Nanoparticles to Aggregates: Solid‑State Mechanisms Driving Thermal Sintering in Catalytic Material

Jonelle Brown

Co-Presenters: Individual Presentation

College: Hennings College of Science Mathematics and Technology

Major: BA.CHEM/PREPROF

Faculty Research Mentor: Mongelli, Matthew  Stokes-Huby, Heather

Abstract:

Thermal sintering remains a primary cause of deactivation in nanoparticle-based heterogeneous catalysts. Elevated temperatures drive the transformation of discrete nanoparticles into larger, less effective aggregates. Catalytic activity is dependent on surface-to-volume ratios, and the structural evolution caused by sintering reduces the number of accessible active sites. These aggregates reduce catalyst performance and limit long-term stability in industrial applications. This work examines the solid-state mechanisms that govern thermal sintering, including particle migration, coalescence, Ostwald ripening and diffusion-driven restructuring.
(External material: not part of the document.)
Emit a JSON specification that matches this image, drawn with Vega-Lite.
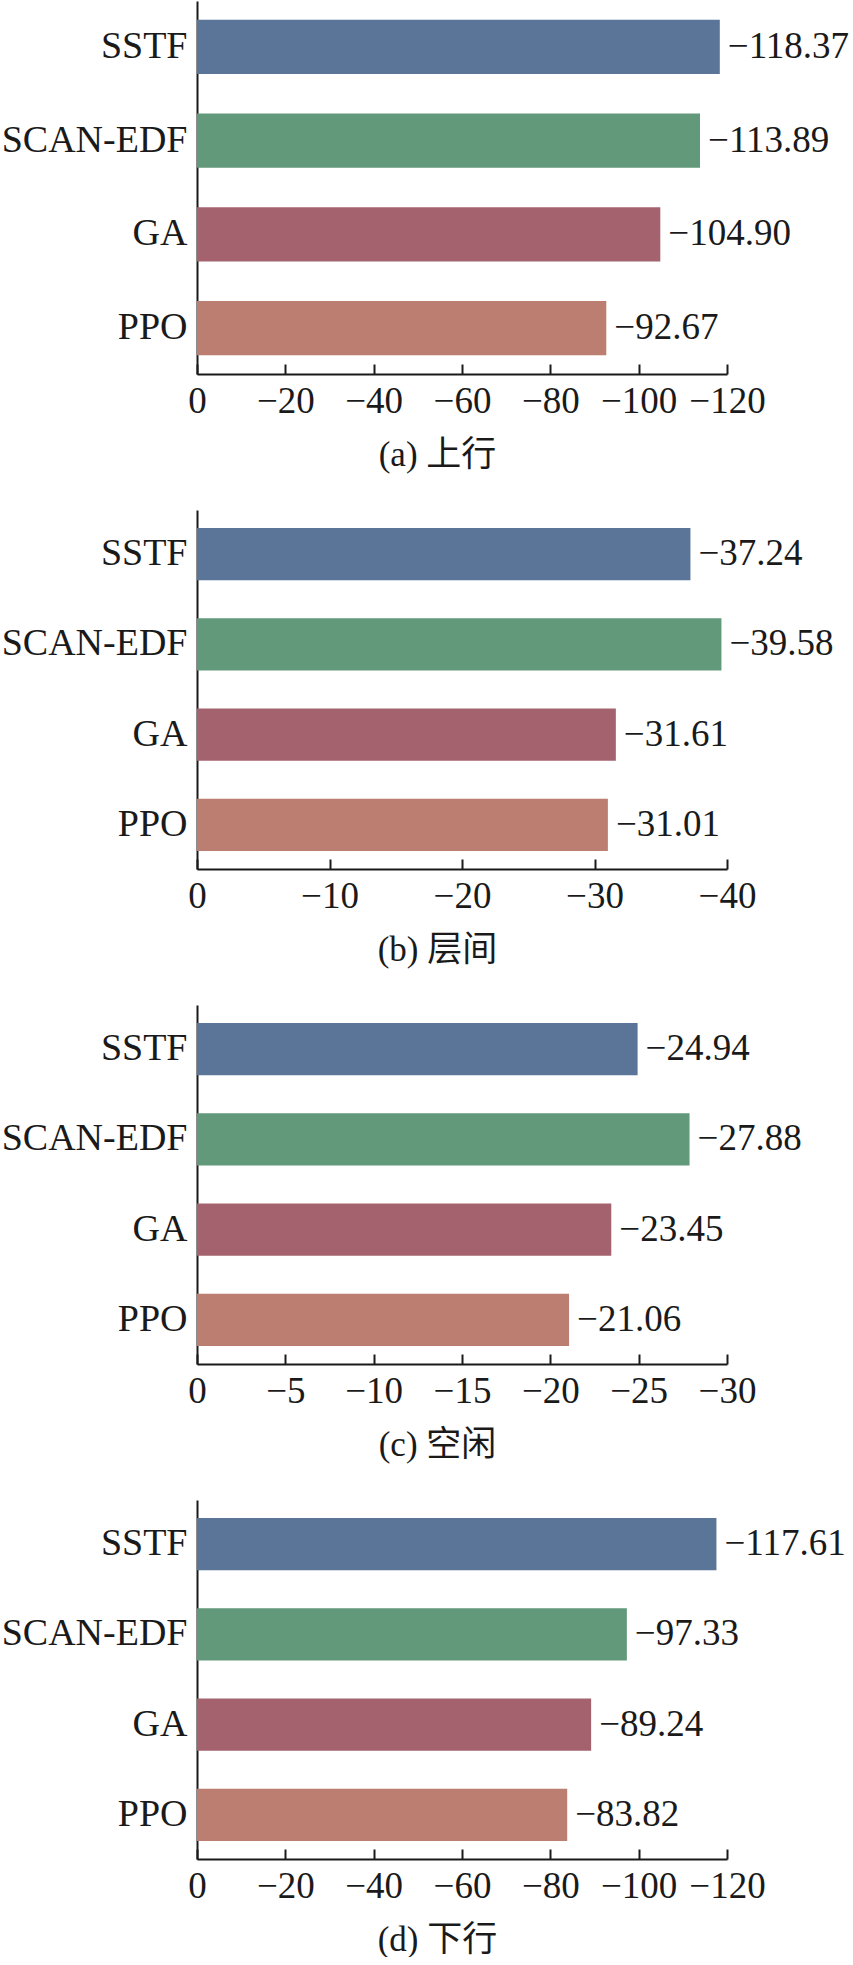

The thermodynamic driving forces are discussed alongside critical kinetic pathways underlying these processes. Emphasis is placed on the roles of support composition and interfacial bonding in particle mobility and growth. Techniques such as transmission electron microscopy and X-ray diffraction provide insight into structural changes during high-temperature exposure. Strategies to mitigate sintering, including strong metal–support interactions, encapsulation, and alloy design, are also discussed. Understanding these mechanisms at the atomic and nanoscale levels are essential for the rational design of thermally stable catalytic materials.